Exercise instructions ->
Starting at the top of the entries below, write out each line up to and including the one containing "total_margin = [0.190, 0.198, 0.187, 0.236]". Leave the pictures out.

## start

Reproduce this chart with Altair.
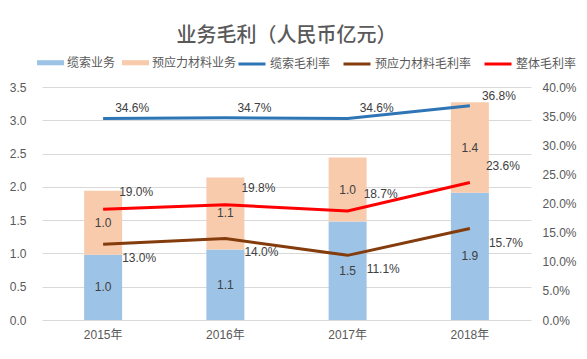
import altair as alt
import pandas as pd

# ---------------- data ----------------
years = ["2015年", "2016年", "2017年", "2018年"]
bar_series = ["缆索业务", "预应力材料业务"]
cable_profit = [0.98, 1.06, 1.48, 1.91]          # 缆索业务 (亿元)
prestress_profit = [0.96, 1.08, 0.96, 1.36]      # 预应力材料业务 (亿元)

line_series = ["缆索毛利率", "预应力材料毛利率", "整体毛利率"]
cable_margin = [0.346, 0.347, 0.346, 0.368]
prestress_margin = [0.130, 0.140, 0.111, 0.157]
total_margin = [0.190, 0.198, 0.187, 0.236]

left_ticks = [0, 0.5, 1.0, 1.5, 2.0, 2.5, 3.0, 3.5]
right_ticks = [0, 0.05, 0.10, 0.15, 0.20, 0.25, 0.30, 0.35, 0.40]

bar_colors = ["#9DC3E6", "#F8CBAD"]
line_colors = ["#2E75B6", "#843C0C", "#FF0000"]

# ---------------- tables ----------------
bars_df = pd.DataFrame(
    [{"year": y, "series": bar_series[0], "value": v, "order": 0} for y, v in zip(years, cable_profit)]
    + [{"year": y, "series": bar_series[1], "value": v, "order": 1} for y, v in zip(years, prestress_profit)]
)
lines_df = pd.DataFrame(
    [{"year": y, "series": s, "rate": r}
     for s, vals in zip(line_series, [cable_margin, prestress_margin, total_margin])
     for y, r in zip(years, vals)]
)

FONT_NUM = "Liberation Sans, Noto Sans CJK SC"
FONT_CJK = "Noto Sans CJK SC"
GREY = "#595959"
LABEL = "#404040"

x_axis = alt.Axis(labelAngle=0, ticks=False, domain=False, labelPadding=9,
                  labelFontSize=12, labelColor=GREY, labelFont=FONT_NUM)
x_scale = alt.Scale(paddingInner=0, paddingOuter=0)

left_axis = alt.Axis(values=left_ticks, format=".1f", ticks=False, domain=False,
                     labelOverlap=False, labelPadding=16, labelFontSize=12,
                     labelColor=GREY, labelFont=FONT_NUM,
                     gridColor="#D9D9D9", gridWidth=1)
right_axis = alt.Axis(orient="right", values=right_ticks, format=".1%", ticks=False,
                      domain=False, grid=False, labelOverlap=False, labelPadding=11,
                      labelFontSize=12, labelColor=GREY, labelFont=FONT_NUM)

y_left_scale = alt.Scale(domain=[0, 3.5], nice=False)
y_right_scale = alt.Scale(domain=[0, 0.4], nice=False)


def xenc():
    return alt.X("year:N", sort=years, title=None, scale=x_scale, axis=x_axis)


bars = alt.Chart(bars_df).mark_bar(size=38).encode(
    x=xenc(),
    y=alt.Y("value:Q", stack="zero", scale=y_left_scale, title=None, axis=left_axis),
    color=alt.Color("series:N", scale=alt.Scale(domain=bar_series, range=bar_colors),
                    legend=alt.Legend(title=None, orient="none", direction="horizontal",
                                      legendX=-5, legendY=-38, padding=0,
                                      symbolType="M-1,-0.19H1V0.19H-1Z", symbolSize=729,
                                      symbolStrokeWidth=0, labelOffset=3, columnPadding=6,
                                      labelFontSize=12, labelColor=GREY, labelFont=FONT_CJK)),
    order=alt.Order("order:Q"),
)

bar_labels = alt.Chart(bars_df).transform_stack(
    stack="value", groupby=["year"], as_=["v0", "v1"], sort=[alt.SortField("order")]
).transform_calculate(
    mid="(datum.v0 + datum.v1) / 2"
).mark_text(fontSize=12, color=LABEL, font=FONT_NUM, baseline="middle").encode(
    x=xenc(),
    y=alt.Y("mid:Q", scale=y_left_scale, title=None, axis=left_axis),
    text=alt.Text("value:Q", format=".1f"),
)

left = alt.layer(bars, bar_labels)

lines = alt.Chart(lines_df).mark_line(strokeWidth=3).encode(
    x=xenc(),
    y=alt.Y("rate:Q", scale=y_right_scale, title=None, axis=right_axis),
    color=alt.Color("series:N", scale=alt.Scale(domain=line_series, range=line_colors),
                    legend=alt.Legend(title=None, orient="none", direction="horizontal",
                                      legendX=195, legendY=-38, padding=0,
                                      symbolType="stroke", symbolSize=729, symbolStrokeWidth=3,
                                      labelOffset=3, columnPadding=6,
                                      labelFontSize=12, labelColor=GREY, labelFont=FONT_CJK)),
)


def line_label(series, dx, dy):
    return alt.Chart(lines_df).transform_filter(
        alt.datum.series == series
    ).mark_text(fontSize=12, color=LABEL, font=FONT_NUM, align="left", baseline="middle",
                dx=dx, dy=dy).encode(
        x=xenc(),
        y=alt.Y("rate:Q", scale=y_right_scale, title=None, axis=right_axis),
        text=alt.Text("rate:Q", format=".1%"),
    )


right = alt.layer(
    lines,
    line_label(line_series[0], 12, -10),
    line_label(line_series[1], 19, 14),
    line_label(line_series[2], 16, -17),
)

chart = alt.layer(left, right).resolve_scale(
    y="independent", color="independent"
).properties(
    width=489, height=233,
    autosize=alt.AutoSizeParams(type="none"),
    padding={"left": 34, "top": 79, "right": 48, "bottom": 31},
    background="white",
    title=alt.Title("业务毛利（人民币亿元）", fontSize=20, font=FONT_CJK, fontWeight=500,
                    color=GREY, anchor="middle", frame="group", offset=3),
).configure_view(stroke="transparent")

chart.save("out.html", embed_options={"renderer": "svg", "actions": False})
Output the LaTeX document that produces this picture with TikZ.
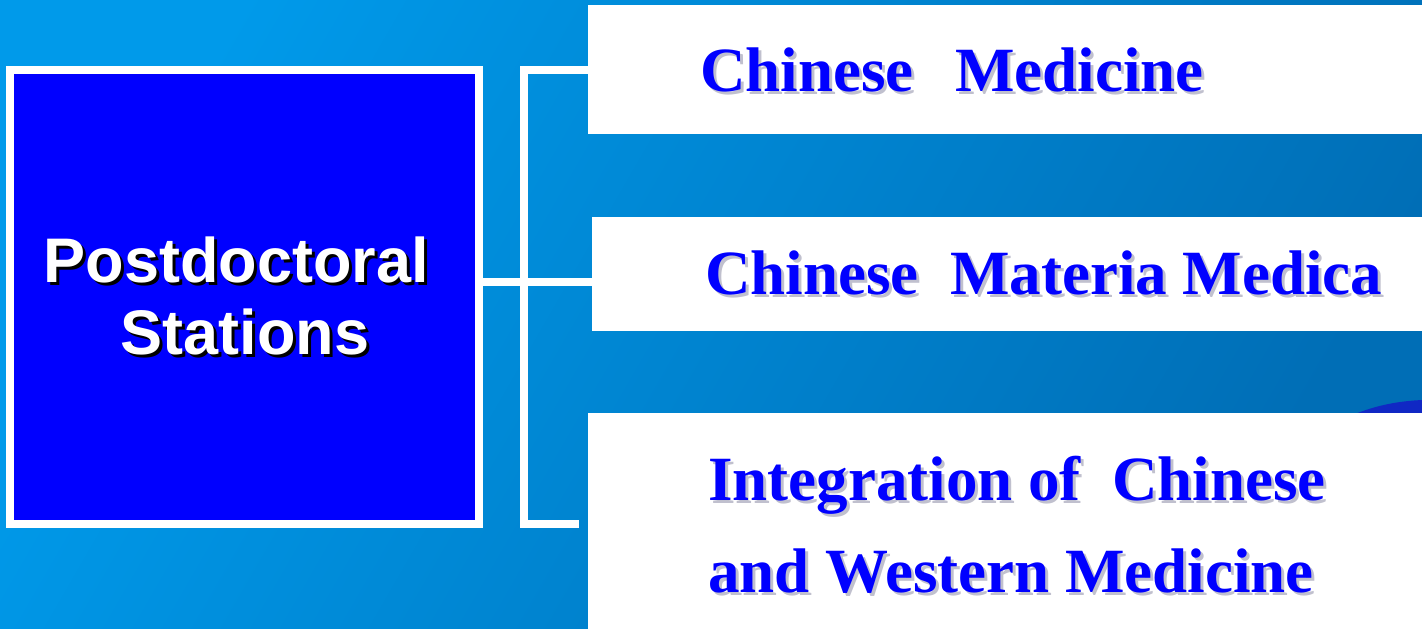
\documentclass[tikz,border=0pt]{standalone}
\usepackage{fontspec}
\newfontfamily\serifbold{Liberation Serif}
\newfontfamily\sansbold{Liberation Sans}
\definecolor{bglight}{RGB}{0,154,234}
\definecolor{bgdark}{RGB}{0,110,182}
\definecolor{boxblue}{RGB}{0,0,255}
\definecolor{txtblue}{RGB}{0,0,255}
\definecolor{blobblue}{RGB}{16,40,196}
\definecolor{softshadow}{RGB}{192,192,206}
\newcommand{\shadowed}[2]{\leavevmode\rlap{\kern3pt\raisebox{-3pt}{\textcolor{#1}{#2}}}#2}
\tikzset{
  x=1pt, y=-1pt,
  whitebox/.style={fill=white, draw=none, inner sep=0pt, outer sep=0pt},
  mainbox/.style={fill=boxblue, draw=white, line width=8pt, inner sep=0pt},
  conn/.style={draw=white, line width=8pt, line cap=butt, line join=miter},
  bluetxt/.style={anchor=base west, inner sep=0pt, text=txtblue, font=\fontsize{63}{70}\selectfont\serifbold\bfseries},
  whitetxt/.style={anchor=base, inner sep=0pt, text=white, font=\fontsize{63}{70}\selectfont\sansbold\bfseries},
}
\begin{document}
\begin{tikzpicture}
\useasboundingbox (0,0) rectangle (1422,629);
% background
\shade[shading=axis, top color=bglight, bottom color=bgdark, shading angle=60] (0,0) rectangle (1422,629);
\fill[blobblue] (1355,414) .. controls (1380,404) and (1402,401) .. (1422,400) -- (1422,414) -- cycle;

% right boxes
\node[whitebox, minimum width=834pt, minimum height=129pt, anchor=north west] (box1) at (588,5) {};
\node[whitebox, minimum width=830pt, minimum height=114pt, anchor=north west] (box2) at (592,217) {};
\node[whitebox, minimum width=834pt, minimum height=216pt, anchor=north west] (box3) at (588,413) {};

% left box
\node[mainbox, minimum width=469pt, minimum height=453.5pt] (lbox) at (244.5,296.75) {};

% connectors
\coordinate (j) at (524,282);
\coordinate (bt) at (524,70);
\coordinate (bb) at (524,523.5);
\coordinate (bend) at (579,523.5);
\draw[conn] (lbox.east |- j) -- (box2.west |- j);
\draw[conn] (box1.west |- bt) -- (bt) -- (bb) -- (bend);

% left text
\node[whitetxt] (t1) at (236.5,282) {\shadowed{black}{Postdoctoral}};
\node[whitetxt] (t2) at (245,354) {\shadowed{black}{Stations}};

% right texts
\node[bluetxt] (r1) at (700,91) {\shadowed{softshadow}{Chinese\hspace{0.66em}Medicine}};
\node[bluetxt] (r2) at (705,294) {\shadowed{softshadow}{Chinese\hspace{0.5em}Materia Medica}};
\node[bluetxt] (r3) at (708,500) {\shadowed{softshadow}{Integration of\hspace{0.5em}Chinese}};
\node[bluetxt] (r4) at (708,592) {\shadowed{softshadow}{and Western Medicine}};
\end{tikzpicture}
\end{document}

## end

Reply to the task ->
Reproduce this chart with Altair.
import altair as alt
import pandas as pd

# ---------------- data ----------------
years = ["2015年", "2016年", "2017年", "2018年"]
bar_series = ["缆索业务", "预应力材料业务"]
cable_profit = [0.98, 1.06, 1.48, 1.91]          # 缆索业务 (亿元)
prestress_profit = [0.96, 1.08, 0.96, 1.36]      # 预应力材料业务 (亿元)

line_series = ["缆索毛利率", "预应力材料毛利率", "整体毛利率"]
cable_margin = [0.346, 0.347, 0.346, 0.368]
prestress_margin = [0.130, 0.140, 0.111, 0.157]
total_margin = [0.190, 0.198, 0.187, 0.236]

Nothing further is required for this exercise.